1. Downstream applications include increasing the profitability of business.
2. A strong upstream sector will enable the growth of the downstream sector (Figure 12). Indeed, the downstream sector will experience significant disruption with the arrival of Nano/Micro‐ Satellite constellations. For reference, the ratio of upstream turnover to downstream in other major space‐faring nations such as Germany and France (including satellite manufacturing, launch services, and ground systems) is approximately 1:12 (for example, for the United Kingdom this ratio is of 1:6).
The following examples have been identified as emerging opportunities already addressed by Nano/Micro‐Satellite missions’ precursors:
Agriculture health monitoring: Monitor crop health and forecast crop yields with timely sub‐meter imagery. Identify pest infestation and plan irrigation levels to augment your precision agriculture techniques.
Humanitarian aid: Monitor refugee movements and infrastructure development in conflict areas to aid humanitarian efforts.
Insurance modelling: Inform risk exposure models to increase efficiency and profitability. Frequently monitor high value assets for change.
Oil storage monitoring: Monitor oil storage containers with submeter imagery for changes in volumes to inform commodity trading decisions.
Natural disaster response: Aid first responders in rescue coordination. Monitor long‐ term recovery and relief efforts.
Oil and gas infrastructure monitoring: Explore potential sites or monitor existing property and infrastructure for safety and security. Detect the intrusion of vehicles, new construction, or vegetation on pipeline corridors.
Financial trading intelligence: Access proprietary information to make more informed and competitive investment decisions. Identify changes in relevant metrics like the number of cars in a retailer's parking lot or size of stockpiles of natural resources in ports.
Mining operations monitoring: Explore new sites or monitor ongoing projects. Identify specific rock topologies and geological structures associated with mineralized areas. Obtain up to date imagery for evacuation planning.
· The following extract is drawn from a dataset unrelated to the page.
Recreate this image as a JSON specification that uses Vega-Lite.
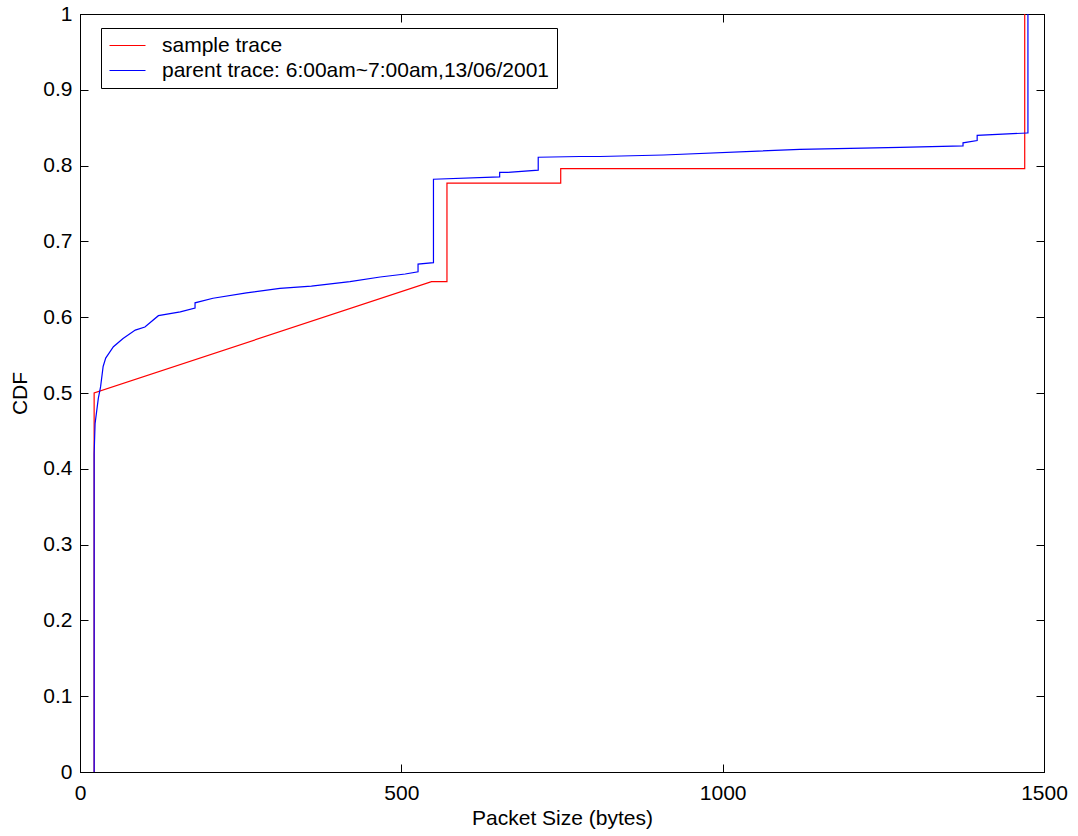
{
  "$schema": "https://vega.github.io/schema/vega-lite/v6.json",
  "width": 964,
  "height": 758,
  "autosize": {"type": "none"},
  "padding": {"left": 80, "top": 14, "right": 34, "bottom": 64},
  "background": "white",
  "config": {
    "view": {"stroke": "black", "strokeWidth": 1},
    "axis": {
      "grid": false,
      "domainColor": "black",
      "domainWidth": 1,
      "tickColor": "black",
      "tickWidth": 1,
      "tickSize": -8,
      "labelPadding": 16,
      "labelFlush": false,
      "labelFont": "Liberation Sans",
      "labelFontSize": 21,
      "labelColor": "black",
      "titleFont": "Liberation Sans",
      "titleFontSize": 21,
      "titleFontWeight": "normal",
      "titleColor": "black"
    },
    "legend": {
      "orient": "none",
      "legendX": 21,
      "legendY": 14,
      "strokeColor": "black",
      "fillColor": "white",
      "padding": 7,
      "labelFont": "Liberation Sans",
      "labelFontSize": 21,
      "labelColor": "black",
      "labelLimit": 0,
      "labelOffset": 33,
      "symbolType": "M-1,0H3",
      "symbolSize": 324,
      "symbolStrokeWidth": 1.2,
      "rowPadding": 3
    }
  },
  "data": {
    "values": [
      {"series": "sample trace", "i": 0, "size": 22, "cdf": 0},
      {"series": "sample trace", "i": 1, "size": 22, "cdf": 0.5},
      {"series": "sample trace", "i": 2, "size": 547, "cdf": 0.647},
      {"series": "sample trace", "i": 3, "size": 571, "cdf": 0.647},
      {"series": "sample trace", "i": 4, "size": 571, "cdf": 0.777},
      {"series": "sample trace", "i": 5, "size": 748, "cdf": 0.777},
      {"series": "sample trace", "i": 6, "size": 748, "cdf": 0.796},
      {"series": "sample trace", "i": 7, "size": 1470, "cdf": 0.796},
      {"series": "sample trace", "i": 8, "size": 1470, "cdf": 1.0},
      {"series": "parent trace: 6:00am~7:00am,13/06/2001", "i": 0, "size": 22, "cdf": 0},
      {"series": "parent trace: 6:00am~7:00am,13/06/2001", "i": 1, "size": 22, "cdf": 0.42},
      {"series": "parent trace: 6:00am~7:00am,13/06/2001", "i": 2, "size": 23.5, "cdf": 0.46},
      {"series": "parent trace: 6:00am~7:00am,13/06/2001", "i": 3, "size": 28.5, "cdf": 0.493},
      {"series": "parent trace: 6:00am~7:00am,13/06/2001", "i": 4, "size": 32, "cdf": 0.508},
      {"series": "parent trace: 6:00am~7:00am,13/06/2001", "i": 5, "size": 36, "cdf": 0.535},
      {"series": "parent trace: 6:00am~7:00am,13/06/2001", "i": 6, "size": 40, "cdf": 0.546},
      {"series": "parent trace: 6:00am~7:00am,13/06/2001", "i": 7, "size": 52, "cdf": 0.561},
      {"series": "parent trace: 6:00am~7:00am,13/06/2001", "i": 8, "size": 67, "cdf": 0.572},
      {"series": "parent trace: 6:00am~7:00am,13/06/2001", "i": 9, "size": 86, "cdf": 0.583},
      {"series": "parent trace: 6:00am~7:00am,13/06/2001", "i": 10, "size": 101, "cdf": 0.587},
      {"series": "parent trace: 6:00am~7:00am,13/06/2001", "i": 11, "size": 122, "cdf": 0.602},
      {"series": "parent trace: 6:00am~7:00am,13/06/2001", "i": 12, "size": 156, "cdf": 0.607},
      {"series": "parent trace: 6:00am~7:00am,13/06/2001", "i": 13, "size": 179, "cdf": 0.612},
      {"series": "parent trace: 6:00am~7:00am,13/06/2001", "i": 14, "size": 179, "cdf": 0.619},
      {"series": "parent trace: 6:00am~7:00am,13/06/2001", "i": 15, "size": 207, "cdf": 0.625},
      {"series": "parent trace: 6:00am~7:00am,13/06/2001", "i": 16, "size": 259, "cdf": 0.632},
      {"series": "parent trace: 6:00am~7:00am,13/06/2001", "i": 17, "size": 311, "cdf": 0.638},
      {"series": "parent trace: 6:00am~7:00am,13/06/2001", "i": 18, "size": 360, "cdf": 0.641},
      {"series": "parent trace: 6:00am~7:00am,13/06/2001", "i": 19, "size": 420, "cdf": 0.647},
      {"series": "parent trace: 6:00am~7:00am,13/06/2001", "i": 20, "size": 467, "cdf": 0.653},
      {"series": "parent trace: 6:00am~7:00am,13/06/2001", "i": 21, "size": 506, "cdf": 0.657},
      {"series": "parent trace: 6:00am~7:00am,13/06/2001", "i": 22, "size": 526, "cdf": 0.66},
      {"series": "parent trace: 6:00am~7:00am,13/06/2001", "i": 23, "size": 526, "cdf": 0.67},
      {"series": "parent trace: 6:00am~7:00am,13/06/2001", "i": 24, "size": 550, "cdf": 0.672},
      {"series": "parent trace: 6:00am~7:00am,13/06/2001", "i": 25, "size": 550, "cdf": 0.782},
      {"series": "parent trace: 6:00am~7:00am,13/06/2001", "i": 26, "size": 653, "cdf": 0.785},
      {"series": "parent trace: 6:00am~7:00am,13/06/2001", "i": 27, "size": 653, "cdf": 0.791},
      {"series": "parent trace: 6:00am~7:00am,13/06/2001", "i": 28, "size": 666, "cdf": 0.791},
      {"series": "parent trace: 6:00am~7:00am,13/06/2001", "i": 29, "size": 713, "cdf": 0.794},
      {"series": "parent trace: 6:00am~7:00am,13/06/2001", "i": 30, "size": 713, "cdf": 0.811},
      {"series": "parent trace: 6:00am~7:00am,13/06/2001", "i": 31, "size": 778, "cdf": 0.812},
      {"series": "parent trace: 6:00am~7:00am,13/06/2001", "i": 32, "size": 809, "cdf": 0.812},
      {"series": "parent trace: 6:00am~7:00am,13/06/2001", "i": 33, "size": 908, "cdf": 0.814},
      {"series": "parent trace: 6:00am~7:00am,13/06/2001", "i": 34, "size": 1120, "cdf": 0.8215},
      {"series": "parent trace: 6:00am~7:00am,13/06/2001", "i": 35, "size": 1276, "cdf": 0.824},
      {"series": "parent trace: 6:00am~7:00am,13/06/2001", "i": 36, "size": 1374, "cdf": 0.826},
      {"series": "parent trace: 6:00am~7:00am,13/06/2001", "i": 37, "size": 1374, "cdf": 0.83},
      {"series": "parent trace: 6:00am~7:00am,13/06/2001", "i": 38, "size": 1396, "cdf": 0.833},
      {"series": "parent trace: 6:00am~7:00am,13/06/2001", "i": 39, "size": 1396, "cdf": 0.84},
      {"series": "parent trace: 6:00am~7:00am,13/06/2001", "i": 40, "size": 1474, "cdf": 0.843},
      {"series": "parent trace: 6:00am~7:00am,13/06/2001", "i": 41, "size": 1475, "cdf": 0.843},
      {"series": "parent trace: 6:00am~7:00am,13/06/2001", "i": 42, "size": 1475, "cdf": 1.0}
    ]
  },
  "layer": [
    {
      "transform": [{"filter": "datum.series == 'sample trace'"}],
      "mark": {"type": "line", "strokeWidth": 1.2},
      "encoding": {
        "x": {
          "field": "size", "type": "quantitative",
          "scale": {"domain": [0, 1500], "nice": false, "zero": false},
          "axis": {"values": [0, 500, 1000, 1500], "format": "d", "labelPadding": 18, "title": "Packet Size (bytes)", "titlePadding": 4}
        },
        "y": {
          "field": "cdf", "type": "quantitative",
          "scale": {"domain": [0, 1], "nice": false},
          "axis": {"values": [0, 0.1, 0.2, 0.3, 0.4, 0.5, 0.6, 0.7, 0.8, 0.9, 1], "format": "~g", "title": "CDF", "titlePadding": 12}
        },
        "color": {
          "field": "series", "type": "nominal",
          "scale": {"domain": ["sample trace", "parent trace: 6:00am~7:00am,13/06/2001"], "range": ["#ff0000", "#0000ff"]},
          "legend": {"title": null}
        },
        "order": {"field": "i", "type": "quantitative"}
      }
    },
    {
      "transform": [{"filter": "datum.series != 'sample trace'"}],
      "mark": {"type": "line", "strokeWidth": 1.2},
      "encoding": {
        "x": {
          "field": "size", "type": "quantitative",
          "axis": {"orient": "top", "values": [0, 500, 1000, 1500], "labels": false, "title": null}
        },
        "y": {
          "field": "cdf", "type": "quantitative",
          "axis": {"orient": "right", "values": [0, 0.1, 0.2, 0.3, 0.4, 0.5, 0.6, 0.7, 0.8, 0.9, 1], "labels": false, "title": null}
        },
        "color": {"field": "series", "type": "nominal"},
        "order": {"field": "i", "type": "quantitative"}
      }
    }
  ],
  "resolve": {"axis": {"x": "independent", "y": "independent"}}
}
Carbon monitoring: Create reliable carbon stock baselines and improve land cover maps.
Maritime monitoring: Monitor ships entering and exiting ports with HD video to inform supply chain optimization decisions. Validate AIS data and analyse container activity in ports.
Retail: Traffic gauging of parking lots to find out how many shoppers expected at every hour of every day.
The SALS is the first of its kind and it will service both Celestia Aerospace’s own nanosatellites and other companies that require a fast, flexible, and affordable launch solution (Figure 12).
The Sagitarius launch system is an airborne platform capable of reaching orbits of 600 Km of altitude, and it is composed of two components: The Archer, a demilitarized MiG‐29UB supersonic jet (Figure 13); and The Space Arrow, a launcher based on a modified missile, with two load configurations: simple matrix, with a load capacity of 4 nanosatellites; and complex matrix, with a load capacity of 16 (Figure 14). In a single flight, the Archer can deploy four simple matrix Space Arrows or a single one in the complex matrix set‐up. Therefore, Celestia Aerospace can transport up to 16 nanosatellites to orbit in a single operation.
Sagitarius will operate from an airport in Spain with targets orbits reaching LEO (Figure 15). Celestia Aerospace will also offer its clients the possibility of actually taking part of the flight from the backseat of the MiG‐29UB and deploy the Space Arrow carrying their own nanosatellite. This is a world‐wide first. The Archer will also be used to offer space tourism flights to 20 Km of altitude, where the flier will be able to see the curvature of the planet and the darkness of space.
The advantages of this new launch system are varied: its low cost compared to normal launch platforms for this kind of satellites, which now have to fly as ‘piggyback’ cargo in larger rockets; the just‐in‐time service, allowing for a record waiting time of 2 weeks, radically more flexible than the average year‐and‐a‐half for the available launch opportunities; total mission focus, as the launch is strictly prepared for the nanosatellites, compared to the limitations of flying as secondary cargo of a larger satellite; and total flexibility in terms of calendar, as the launch can be moved without problems to accommodate delays in the nanosatellite development.
Sagitarius will start operations from an airport located in Spain. Growth of the company will allow for operations from many airports not only in Spain.
Celestia Aerospace will also manage launch opportunities through third parties provided through agreements with main launch companies. This will also serve as the main launch service for Celestia during appropriate development of its own launching platform, Sagitarius, so that the customer can still get an integral service.
Performance of the MiG‐29UB indicates the possibility of lifting even more weight to orbit. Celestia Aerospace will start first by securing the service for the nanosatellite community. Future upgrading of the systems can allow to place up to 50 kg satellites in orbit (microsatellites).
With SALS Celestia Aersopace can offer far reaching market opportunities and benefits:
1. Low cost services compared to normal launch platforms for this kind of satellites, which now have to fly as ‘piggyback’ cargo in larger rockets
2. Just‐in‐time service, allowing for a record waiting time of 2 weeks (1 week when operating with two Archers), radically more flexible than the average year‐and‐a‐half for the available launch opportunities
3. Total mission focus, as the launch is strictly prepared for the nanosatellites, compared to the limitations of flying as secondary cargo of a larger satellite
4. Total flexibility in terms of calendar, as the launch can be moved without problems to accommodate delays in the nanosatellite development.
5. New experience for the customer who can take part of the launch flying aboard the launch platform.
6. Sagitarius is the final ingredient of a full‐cycle service offered by Celestia Aerospace to help a wider audience to reach space.